Monday was forecast to be the best day of the week and as we needed to move this week, Buddy and I set off for a cruise in the morning. Monday is also washing day so it worked out well, as it meant the washing could be on whilst we were cruising. We need the engine on to power the washing machine therefore it’s more efficient to do it when we are cruising rather than moored up.
I set off just at the wrong time – a couple of boats were going down the Astwood flight in front of me so every lock was set against me. Anyway, as it was a lovely morning it didn’t matter and I took my time, chatting to the passing walkers. At the fourth lock, a boat was coming up so it meant I could go straight in once they came out.
Waiting for a boat to come up so I could go down
You may have read the other day that we are facing the wrong way. A couple of weeks ago I went up to Stoke Wharf to get a pump out, turned around, and came back to our spot opposite the Boat and Railway. This meant that we had to find somewhere to turn again and get back to facing the right direction.

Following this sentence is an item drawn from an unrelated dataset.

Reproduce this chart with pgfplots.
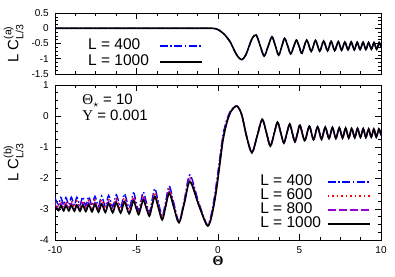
\documentclass[border=0pt]{standalone}
\usepackage{fontspec}
\setmainfont{Liberation Sans}
\newfontfamily\grk{Liberation Serif}
\usepackage{amsmath}
\usepackage{pgfplots}
\pgfplotsset{compat=1.18}
\usepackage{pgfplotstable}
\definecolor{myviolet}{rgb}{0.58,0,0.83}

\pgfplotstableread{
x k p r b
-10.00 -2.91 -2.85 -2.77 -2.65
-9.78 -3.05 -3.01 -2.94 -2.86
-9.64 -2.89 -2.83 -2.75 -2.63
-9.47 -3.06 -3.02 -2.95 -2.87
-9.33 -2.89 -2.83 -2.75 -2.63
-9.15 -3.06 -3.02 -2.95 -2.87
-9.00 -2.88 -2.82 -2.74 -2.62
-8.81 -3.07 -3.03 -2.96 -2.88
-8.66 -2.88 -2.82 -2.74 -2.62
-8.47 -3.07 -3.03 -2.96 -2.88
-8.30 -2.87 -2.81 -2.73 -2.61
-8.11 -3.08 -3.04 -2.97 -2.89
-7.93 -2.86 -2.80 -2.72 -2.60
-7.73 -3.09 -3.05 -2.98 -2.90
-7.55 -2.85 -2.79 -2.71 -2.59
-7.33 -3.10 -3.06 -2.99 -2.91
-7.14 -2.84 -2.78 -2.70 -2.58
-6.91 -3.11 -3.07 -3.00 -2.92
-6.71 -2.82 -2.76 -2.68 -2.56
-6.46 -3.12 -3.08 -3.01 -2.93
-6.24 -2.80 -2.74 -2.66 -2.54
-5.97 -3.13 -3.09 -3.02 -2.94
-5.74 -2.77 -2.71 -2.63 -2.51
-5.45 -3.15 -3.11 -3.04 -2.96
-5.19 -2.74 -2.68 -2.60 -2.48
-5.03 -2.96 -2.91 -2.85 -2.76
-4.87 -3.18 -3.15 -3.11 -3.06
-4.73 -2.95 -2.90 -2.84 -2.76
-4.58 -2.71 -2.65 -2.57 -2.45
-4.40 -2.97 -2.92 -2.87 -2.78
-4.21 -3.23 -3.20 -3.16 -3.11
-4.05 -2.92 -2.87 -2.81 -2.73
-3.87 -2.60 -2.54 -2.46 -2.34
-3.65 -2.98 -2.93 -2.88 -2.80
-3.42 -3.35 -3.32 -3.28 -3.23
-3.21 -2.92 -2.88 -2.83 -2.76
-2.99 -2.49 -2.43 -2.35 -2.26
-2.70 -2.97 -2.93 -2.89 -2.83
-2.39 -3.44 -3.43 -3.41 -3.39
-2.05 -2.78 -2.75 -2.71 -2.66
-1.72 -2.12 -2.06 -1.99 -1.90
-1.20 -2.85 -2.83 -2.80 -2.76
-0.69 -3.52 -3.51 -3.50 -3.49
-0.48 -3.41 -3.39 -3.36 -3.32
-0.27 -2.93 -2.89 -2.84 -2.77
-0.10 -2.39 -2.33 -2.27 -2.18
0.10 -1.60 -1.54 -1.48 -1.40
0.31 -0.77 -0.72 -0.67 -0.60
0.55 -0.20 -0.17 -0.14 -0.10
0.80 0.15 0.16 0.17 0.19
1.15 0.32 0.32 0.32 0.32
1.45 0.05 0.05 0.05 0.05
1.75 -0.65 -0.65 -0.65 -0.65
2.08 -1.18 -1.18 -1.18 -1.18
2.40 -0.65 -0.65 -0.65 -0.65
2.71 -0.11 -0.11 -0.11 -0.11
2.97 -0.54 -0.54 -0.54 -0.54
3.21 -0.97 -0.97 -0.97 -0.97
3.44 -0.58 -0.58 -0.58 -0.58
3.65 -0.20 -0.20 -0.20 -0.20
3.85 -0.54 -0.54 -0.54 -0.54
4.04 -0.87 -0.87 -0.87 -0.87
4.22 -0.56 -0.56 -0.56 -0.56
4.40 -0.26 -0.26 -0.26 -0.26
4.56 -0.55 -0.55 -0.55 -0.55
4.72 -0.83 -0.83 -0.83 -0.83
4.88 -0.55 -0.55 -0.55 -0.55
5.03 -0.30 -0.30 -0.30 -0.30
5.32 -0.79 -0.79 -0.79 -0.79
5.60 -0.33 -0.33 -0.33 -0.33
5.86 -0.76 -0.76 -0.76 -0.76
6.11 -0.35 -0.35 -0.35 -0.35
6.35 -0.75 -0.75 -0.75 -0.75
6.58 -0.36 -0.36 -0.36 -0.36
6.81 -0.73 -0.73 -0.73 -0.73
7.02 -0.37 -0.37 -0.37 -0.37
7.23 -0.72 -0.72 -0.72 -0.72
7.44 -0.38 -0.38 -0.38 -0.38
7.64 -0.71 -0.71 -0.71 -0.71
7.83 -0.39 -0.39 -0.39 -0.39
8.02 -0.71 -0.71 -0.71 -0.71
8.20 -0.40 -0.40 -0.40 -0.40
8.39 -0.70 -0.70 -0.70 -0.70
8.56 -0.40 -0.40 -0.40 -0.40
8.74 -0.69 -0.69 -0.69 -0.69
8.91 -0.41 -0.41 -0.41 -0.41
9.07 -0.69 -0.69 -0.69 -0.69
9.24 -0.42 -0.42 -0.42 -0.42
9.40 -0.68 -0.68 -0.68 -0.68
9.56 -0.42 -0.42 -0.42 -0.42
9.71 -0.68 -0.68 -0.68 -0.68
9.87 -0.42 -0.42 -0.42 -0.42
10.00 -0.62 -0.62 -0.62 -0.62
}\bottomdata

\pgfplotstableread{
x k
-10.00 0.00
-8.00 0.00
-6.00 0.00
-4.00 0.00
-2.00 0.00
-0.60 0.00
-0.10 -0.02
0.33 -0.17
0.74 -0.44
1.04 -0.77
1.25 -0.95
1.47 -1.03
1.70 -0.88
1.90 -0.60
2.10 -0.33
2.34 -0.22
2.58 -0.56
2.83 -0.91
3.07 -0.60
3.31 -0.28
3.52 -0.58
3.72 -0.88
3.91 -0.60
4.09 -0.33
4.28 -0.59
4.46 -0.84
4.64 -0.61
4.81 -0.39
4.98 -0.60
5.15 -0.82
5.44 -0.39
5.72 -0.76
5.98 -0.40
6.24 -0.75
6.48 -0.42
6.72 -0.74
6.94 -0.43
7.16 -0.73
7.38 -0.44
7.58 -0.72
7.78 -0.45
7.98 -0.71
8.17 -0.45
8.36 -0.71
8.54 -0.46
8.72 -0.70
8.90 -0.46
9.07 -0.70
9.24 -0.47
9.41 -0.69
9.57 -0.47
9.73 -0.69
9.89 -0.47
10.00 -0.62
}\topdata

\pgfplotsset{
  common/.style={
    scale only axis, width=326pt, xmin=-10, xmax=10,
    xtick={-10,-5,0,5,10}, minor x tick num=3, minor y tick num=3,
    tick align=inside, major tick length=6pt, minor tick length=3pt,
    every tick/.style={black, line width=0.6pt},
    axis line style={line width=0.8pt},
    tick label style={font=\fontsize{10}{10}\selectfont, inner sep=0pt},
    /pgf/number format/assume math mode=true,
    xticklabel shift=6pt, yticklabel shift=6pt,
    ylabel style={at={(axis description cs:-0.112,0.5)}, anchor=base, font=\fontsize{15}{15}\selectfont},
    legend plot pos=right, legend cell align=left,
    legend image code/.code={\draw[#1] (0pt,0pt) -- (42pt,0pt);},
    legend style={draw=none, fill=none, inner sep=0pt, font=\fontsize{15.5}{15.5}\selectfont,
      nodes={inner sep=0pt, text height=10.5pt, text depth=3.5pt}},
  },
  kline/.style={black, line width=1.6pt, smooth},
  bline/.style={blue, line width=1.4pt, smooth, dash pattern=on 8pt off 2.5pt on 1.5pt off 2.5pt},
  rline/.style={red, line width=1.4pt, smooth, dash pattern=on 1.5pt off 3pt},
  vline/.style={myviolet, line width=1.4pt, smooth, dash pattern=on 8pt off 3pt},
}

\begin{document}
\begin{tikzpicture}
\path[use as bounding box] (-55pt,-36pt) rectangle (340pt,240pt);
\begin{axis}[common, at={(0pt,0pt)}, height=155pt,
  ymin=-4, ymax=1, ytick={-4,-3,-2,-1,0,1},
  ylabel={L C$^{\text{(b)}}_{\text{L/3}}$},
  xlabel={\grk\bfseries Θ},
  xlabel style={at={(rel axis cs:0.5,0)}, anchor=north, yshift=-16pt, inner sep=0pt, font=\fontsize{14}{14}\selectfont},
  legend style={at={(rel axis cs:0.629,0.42)}, anchor=north west, column sep=6pt},
]
\addplot[bline] table[x=x,y=b]{\bottomdata};
\addlegendentry{L = 400}
\addplot[rline] table[x=x,y=r]{\bottomdata};
\addlegendentry{L = 600}
\addplot[vline] table[x=x,y=p]{\bottomdata};
\addlegendentry{L = 800}
\addplot[kline] table[x=x,y=k]{\bottomdata};
\addlegendentry{L = 1000}
\node[anchor=north west, align=left, inner sep=0pt, font=\fontsize{15}{15.5}\selectfont] at (rel axis cs:0.083,0.94)
  {{\grk Θ}$_{\star}$ = 10\\{\grk Υ} = 0.001};
\end{axis}
\begin{axis}[common, at={(0pt,166pt)}, height=61pt,
  ymin=-1.5, ymax=0.5, ytick={-1.5,-1,-0.5,0,0.5}, xticklabels={},
  ylabel={L C$^{\text{(a)}}_{\text{L/3}}$},
  legend style={at={(rel axis cs:0.101,0.58)}, anchor=north west, column sep=10pt, row sep=2pt},
]
\addplot[bline] table[x=x,y=k]{\topdata};
\addlegendentry{L = 400}
\addplot[kline] table[x=x,y=k]{\topdata};
\addlegendentry{L = 1000}
\end{axis}
\end{tikzpicture}
\end{document}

There was a winding hole after the fourth lock but it didn’t seem well used – I suspect winding holes aren’t often used in the middle of lock flights. It was quite silted up so I wondered whether we would have managed to turn our old boat there as she was 13 feet longer. This explains the picture at the top, we are in the middle of turning.
As we had just come down the locks I thought that they would all be set for us on the way back. No such luck, I had forgotten we had passed a boat at the fourth lock down.
The locks on the flight have been repaired many times over the last two hundred years. The coping stones are a mixture of modern, precision cut stone, old railway engineering brick style and original coping stone bocks about eight feet long. How they used to move those massive blocks is mind boggling – it must have involved pulleys and a lot of brute force.
Lock showing the different coping stones used over the years. Right side has the modern blocks. The left has the engineering bricks and one original block closest to the camera.
Going up the locks involves a different routine for Buddy. As we go into the lock he leaps off onto the lock steps and runs to the top of the lock.
Buddy leaping off the boat onto the lock steps
I don’t bother using the steps on single locks but wait until the boat is in and then climb up the lock ladder. On wide locked canals like the Grand Union then I tend to use the steps, taking a line with me which I then have to lift over the open lock gate before tying off to a bollard.
Racing me to the top
We moored up opposite the Boat and Railway where we were two weeks ago. We will probably stay here until we go up the Tardebigge flight towards Birmingham in a couple of weeks. It’s really quite handy as we are next to a water point and also a spot where Karen can park the car.
During our afternoon walk we met two delightful retired couples on holiday on a time share boat. We had a long chat, exchanging stories of trips both domestic and foreign. They were particularly interested in our current lifestyle. They were sort of nomadic in that they have lots of holidays, including one on a narrowboat each year, and several houses abroad so don’t feel at home at any particular place. One couple were white South Africans so I can understand that having had to leave their home country would make them feel like that. The other couple, Murray and Lyndsey, were keen adventurers so of the type where it’s not natural to have roots.